When the Soviet Union solidified its control over Russia in the 1920s, it was said that class had been abolished with the nationalization of all property. It caused a great stir within the Soviet leadership when Trotsky pointed out the conflict of class interests Soviet bureaucrat-elects too would take on, and would probably seek, in their own greed, to re-privatize the economy. From a Dialectical Materialist perspective, Trotsky proved to be absolutely right, and perfectly predicted the collapse of the Soviet Union in the coming decades. This was referred to as “perestroika,” where the leadership corruptly began to sell state assets to each other for pennies on the dollar, using loans doled out to them through their all-too-chummy connections at state banks who just happened to be in charge of the privatization process.
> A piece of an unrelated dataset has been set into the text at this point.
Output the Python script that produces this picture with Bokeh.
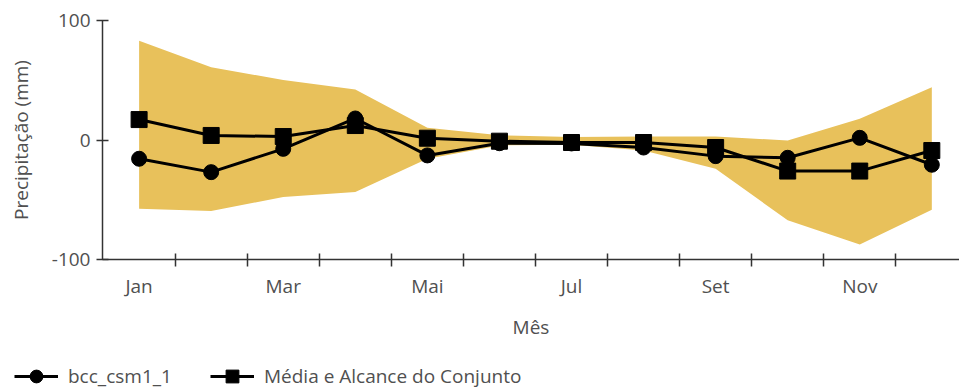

In not acknowledging the existence of class in post-private property societies, the Soviets ironically paved the way for monopolistic feudalism to take hold again after their collapse, during which entire industries became personal fiefdoms of CCCP leaders. While the Soviet Union had a very strong and capable economy during the 1980s, taboo-to-talk-about class interests had rotted the behemoth of state socialism to its core. At the end of the day, relying on underdeveloped Marxist theory that made out all workers to have monolithic interests, the Soviets failed to identify and prevent many obvious sources of corruption and conflicts of interest within their society.